▶ **Task directions**
Copy each line in which the string "code" occurs.

▶ **Input**
=====

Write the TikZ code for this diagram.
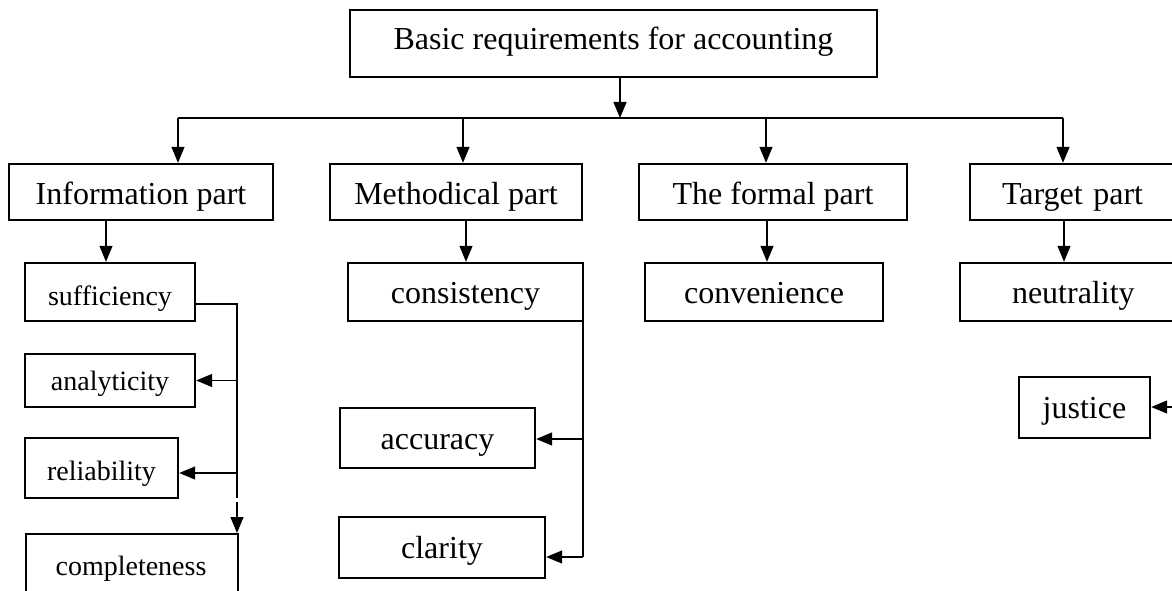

=====

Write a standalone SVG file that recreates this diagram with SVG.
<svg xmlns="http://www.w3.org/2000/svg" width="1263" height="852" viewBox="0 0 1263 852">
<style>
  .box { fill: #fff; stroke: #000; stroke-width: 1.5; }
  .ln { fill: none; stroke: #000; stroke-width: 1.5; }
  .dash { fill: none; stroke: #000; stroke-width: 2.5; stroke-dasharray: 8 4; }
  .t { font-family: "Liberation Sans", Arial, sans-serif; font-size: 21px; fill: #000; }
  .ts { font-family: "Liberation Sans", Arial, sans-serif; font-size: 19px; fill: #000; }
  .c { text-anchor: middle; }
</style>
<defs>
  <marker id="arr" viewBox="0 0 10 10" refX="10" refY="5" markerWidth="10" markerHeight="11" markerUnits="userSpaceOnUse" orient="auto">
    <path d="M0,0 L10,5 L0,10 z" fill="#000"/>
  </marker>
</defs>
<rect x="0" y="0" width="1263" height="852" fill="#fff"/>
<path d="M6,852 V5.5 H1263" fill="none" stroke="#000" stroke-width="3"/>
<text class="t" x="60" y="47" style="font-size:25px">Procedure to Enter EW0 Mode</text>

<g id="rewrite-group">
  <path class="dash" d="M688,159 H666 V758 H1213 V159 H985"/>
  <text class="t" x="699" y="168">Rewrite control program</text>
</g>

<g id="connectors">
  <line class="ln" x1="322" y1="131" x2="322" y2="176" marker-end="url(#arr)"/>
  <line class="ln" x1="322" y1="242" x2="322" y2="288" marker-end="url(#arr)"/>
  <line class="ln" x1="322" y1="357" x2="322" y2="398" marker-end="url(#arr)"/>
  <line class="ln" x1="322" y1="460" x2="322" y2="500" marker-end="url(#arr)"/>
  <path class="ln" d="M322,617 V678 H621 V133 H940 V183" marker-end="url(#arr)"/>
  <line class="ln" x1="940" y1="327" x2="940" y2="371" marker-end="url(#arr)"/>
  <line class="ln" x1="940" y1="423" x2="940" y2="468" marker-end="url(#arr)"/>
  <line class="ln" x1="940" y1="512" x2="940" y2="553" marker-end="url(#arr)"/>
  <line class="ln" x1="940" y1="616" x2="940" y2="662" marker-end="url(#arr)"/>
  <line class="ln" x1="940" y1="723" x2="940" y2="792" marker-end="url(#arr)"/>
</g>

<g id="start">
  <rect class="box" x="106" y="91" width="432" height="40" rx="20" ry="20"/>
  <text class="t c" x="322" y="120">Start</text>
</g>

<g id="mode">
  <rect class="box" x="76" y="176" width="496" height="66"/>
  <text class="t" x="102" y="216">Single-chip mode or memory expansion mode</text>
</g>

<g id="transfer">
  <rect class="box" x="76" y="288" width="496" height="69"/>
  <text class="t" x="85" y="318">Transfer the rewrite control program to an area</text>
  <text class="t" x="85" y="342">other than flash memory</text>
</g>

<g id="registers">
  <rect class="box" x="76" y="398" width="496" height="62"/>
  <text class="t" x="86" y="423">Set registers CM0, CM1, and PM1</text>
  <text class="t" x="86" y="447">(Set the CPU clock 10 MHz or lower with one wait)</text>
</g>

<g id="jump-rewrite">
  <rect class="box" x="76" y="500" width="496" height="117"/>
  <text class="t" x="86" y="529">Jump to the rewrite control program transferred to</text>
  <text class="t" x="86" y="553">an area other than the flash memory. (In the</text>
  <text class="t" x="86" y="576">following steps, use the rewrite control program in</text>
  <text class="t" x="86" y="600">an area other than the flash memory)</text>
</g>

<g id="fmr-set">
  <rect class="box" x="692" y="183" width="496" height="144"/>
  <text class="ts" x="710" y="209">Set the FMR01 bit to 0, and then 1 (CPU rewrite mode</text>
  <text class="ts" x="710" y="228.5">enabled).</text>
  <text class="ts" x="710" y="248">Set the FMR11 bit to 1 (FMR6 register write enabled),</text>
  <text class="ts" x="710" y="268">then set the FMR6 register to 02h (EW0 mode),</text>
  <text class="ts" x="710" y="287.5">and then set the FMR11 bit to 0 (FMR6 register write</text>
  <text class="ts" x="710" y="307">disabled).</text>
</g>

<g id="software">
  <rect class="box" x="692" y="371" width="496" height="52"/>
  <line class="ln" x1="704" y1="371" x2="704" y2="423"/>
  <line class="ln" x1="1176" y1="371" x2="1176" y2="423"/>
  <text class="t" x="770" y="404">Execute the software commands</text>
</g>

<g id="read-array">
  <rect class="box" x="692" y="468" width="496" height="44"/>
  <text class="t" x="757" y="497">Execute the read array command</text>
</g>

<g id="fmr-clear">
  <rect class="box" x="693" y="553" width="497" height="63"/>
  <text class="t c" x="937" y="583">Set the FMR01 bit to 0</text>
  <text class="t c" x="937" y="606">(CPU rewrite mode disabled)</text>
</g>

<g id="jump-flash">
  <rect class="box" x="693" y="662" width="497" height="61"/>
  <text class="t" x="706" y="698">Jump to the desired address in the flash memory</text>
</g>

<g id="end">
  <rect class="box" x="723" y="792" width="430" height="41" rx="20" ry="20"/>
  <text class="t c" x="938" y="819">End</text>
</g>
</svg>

=====

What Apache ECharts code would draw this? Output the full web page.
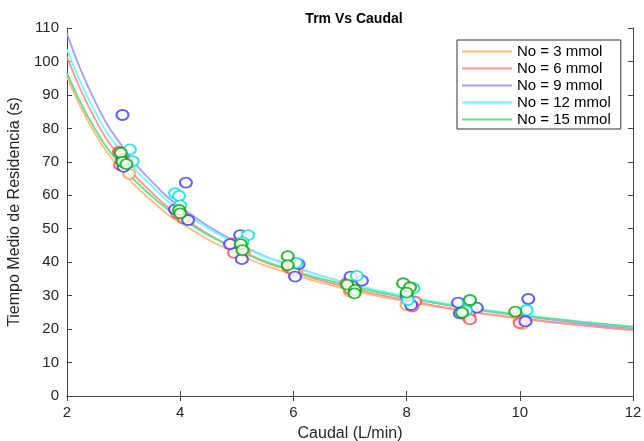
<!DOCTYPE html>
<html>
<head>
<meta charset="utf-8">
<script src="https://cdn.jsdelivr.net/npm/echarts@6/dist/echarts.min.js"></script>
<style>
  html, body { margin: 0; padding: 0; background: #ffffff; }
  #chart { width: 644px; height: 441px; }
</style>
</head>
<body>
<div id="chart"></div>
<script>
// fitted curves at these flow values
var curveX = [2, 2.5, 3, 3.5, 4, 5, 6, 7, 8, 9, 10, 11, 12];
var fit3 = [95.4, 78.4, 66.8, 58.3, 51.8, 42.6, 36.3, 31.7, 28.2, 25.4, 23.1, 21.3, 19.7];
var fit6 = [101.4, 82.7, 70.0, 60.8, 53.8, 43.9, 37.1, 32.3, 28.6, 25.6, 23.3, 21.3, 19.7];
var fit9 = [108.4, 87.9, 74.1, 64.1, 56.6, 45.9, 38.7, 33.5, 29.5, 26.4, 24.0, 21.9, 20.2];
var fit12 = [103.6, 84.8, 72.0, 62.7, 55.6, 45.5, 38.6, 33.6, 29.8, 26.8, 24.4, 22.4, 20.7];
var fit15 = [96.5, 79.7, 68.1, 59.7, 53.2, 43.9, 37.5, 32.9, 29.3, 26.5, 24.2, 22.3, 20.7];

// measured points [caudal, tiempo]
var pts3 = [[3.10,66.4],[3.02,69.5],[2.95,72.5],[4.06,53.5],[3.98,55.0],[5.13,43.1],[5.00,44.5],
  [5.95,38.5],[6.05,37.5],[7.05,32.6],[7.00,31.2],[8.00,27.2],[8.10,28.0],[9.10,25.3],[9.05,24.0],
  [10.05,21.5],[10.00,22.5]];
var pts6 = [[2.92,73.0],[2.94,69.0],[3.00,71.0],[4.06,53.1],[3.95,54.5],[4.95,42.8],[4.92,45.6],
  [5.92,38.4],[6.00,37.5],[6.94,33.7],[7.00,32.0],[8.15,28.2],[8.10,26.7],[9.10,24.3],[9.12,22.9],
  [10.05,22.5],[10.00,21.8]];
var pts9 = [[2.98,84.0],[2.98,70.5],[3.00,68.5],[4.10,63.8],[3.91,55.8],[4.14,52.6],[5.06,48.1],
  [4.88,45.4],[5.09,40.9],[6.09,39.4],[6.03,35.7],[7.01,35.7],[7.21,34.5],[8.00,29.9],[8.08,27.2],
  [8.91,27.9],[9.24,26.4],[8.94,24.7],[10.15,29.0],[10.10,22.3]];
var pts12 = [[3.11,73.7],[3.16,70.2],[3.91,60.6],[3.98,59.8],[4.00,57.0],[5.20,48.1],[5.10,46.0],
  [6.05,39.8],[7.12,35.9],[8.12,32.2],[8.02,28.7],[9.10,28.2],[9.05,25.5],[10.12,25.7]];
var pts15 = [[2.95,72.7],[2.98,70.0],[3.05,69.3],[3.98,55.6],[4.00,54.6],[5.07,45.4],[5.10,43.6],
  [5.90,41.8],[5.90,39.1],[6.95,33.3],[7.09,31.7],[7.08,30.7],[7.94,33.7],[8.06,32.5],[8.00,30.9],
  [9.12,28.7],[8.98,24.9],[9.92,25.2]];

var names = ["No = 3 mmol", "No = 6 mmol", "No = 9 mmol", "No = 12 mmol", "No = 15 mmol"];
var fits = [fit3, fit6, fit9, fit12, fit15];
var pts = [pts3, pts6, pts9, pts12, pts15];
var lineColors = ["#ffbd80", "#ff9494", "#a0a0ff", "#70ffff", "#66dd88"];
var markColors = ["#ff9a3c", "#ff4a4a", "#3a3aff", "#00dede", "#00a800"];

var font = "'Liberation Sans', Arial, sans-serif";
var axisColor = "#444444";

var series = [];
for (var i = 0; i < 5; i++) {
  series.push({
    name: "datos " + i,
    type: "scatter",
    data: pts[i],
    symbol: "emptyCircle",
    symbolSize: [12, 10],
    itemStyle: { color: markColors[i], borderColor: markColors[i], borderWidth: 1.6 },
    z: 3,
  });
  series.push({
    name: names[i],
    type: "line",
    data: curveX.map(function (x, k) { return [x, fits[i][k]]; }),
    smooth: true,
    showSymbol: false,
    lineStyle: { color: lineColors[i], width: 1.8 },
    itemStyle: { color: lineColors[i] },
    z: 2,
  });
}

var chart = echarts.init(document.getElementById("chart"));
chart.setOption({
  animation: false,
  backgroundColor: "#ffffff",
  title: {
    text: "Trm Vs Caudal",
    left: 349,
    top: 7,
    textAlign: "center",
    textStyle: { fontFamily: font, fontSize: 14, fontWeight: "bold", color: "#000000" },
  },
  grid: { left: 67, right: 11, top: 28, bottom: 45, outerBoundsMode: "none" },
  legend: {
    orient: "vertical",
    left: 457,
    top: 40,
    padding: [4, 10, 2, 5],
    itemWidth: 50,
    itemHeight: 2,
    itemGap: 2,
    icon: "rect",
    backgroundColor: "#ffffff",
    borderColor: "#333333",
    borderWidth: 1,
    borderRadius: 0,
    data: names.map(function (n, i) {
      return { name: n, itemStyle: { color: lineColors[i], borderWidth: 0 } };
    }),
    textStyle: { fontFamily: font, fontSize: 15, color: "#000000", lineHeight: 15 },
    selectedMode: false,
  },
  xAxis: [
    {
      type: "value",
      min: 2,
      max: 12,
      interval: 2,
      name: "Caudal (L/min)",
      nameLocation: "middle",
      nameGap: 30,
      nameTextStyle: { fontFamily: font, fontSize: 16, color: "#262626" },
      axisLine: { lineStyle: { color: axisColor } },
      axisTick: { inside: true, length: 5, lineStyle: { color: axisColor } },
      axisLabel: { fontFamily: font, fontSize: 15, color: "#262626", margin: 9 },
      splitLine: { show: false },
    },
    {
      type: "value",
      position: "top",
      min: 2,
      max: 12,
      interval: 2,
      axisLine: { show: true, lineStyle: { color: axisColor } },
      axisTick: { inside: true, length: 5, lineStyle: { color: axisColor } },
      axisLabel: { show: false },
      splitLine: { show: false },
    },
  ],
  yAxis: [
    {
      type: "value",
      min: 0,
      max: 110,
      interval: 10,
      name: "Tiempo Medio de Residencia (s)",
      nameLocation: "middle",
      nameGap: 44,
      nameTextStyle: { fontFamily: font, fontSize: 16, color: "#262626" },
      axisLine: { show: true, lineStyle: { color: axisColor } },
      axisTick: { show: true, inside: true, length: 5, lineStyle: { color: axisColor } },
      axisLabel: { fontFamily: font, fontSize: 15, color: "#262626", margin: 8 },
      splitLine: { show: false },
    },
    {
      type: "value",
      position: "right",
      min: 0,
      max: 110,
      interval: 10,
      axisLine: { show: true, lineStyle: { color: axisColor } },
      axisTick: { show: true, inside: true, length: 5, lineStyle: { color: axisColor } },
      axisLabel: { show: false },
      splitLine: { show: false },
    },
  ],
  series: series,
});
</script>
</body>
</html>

=====

▶ **Finished task**
Write the TikZ code for this diagram.
What Apache ECharts code would draw this? Output the full web page.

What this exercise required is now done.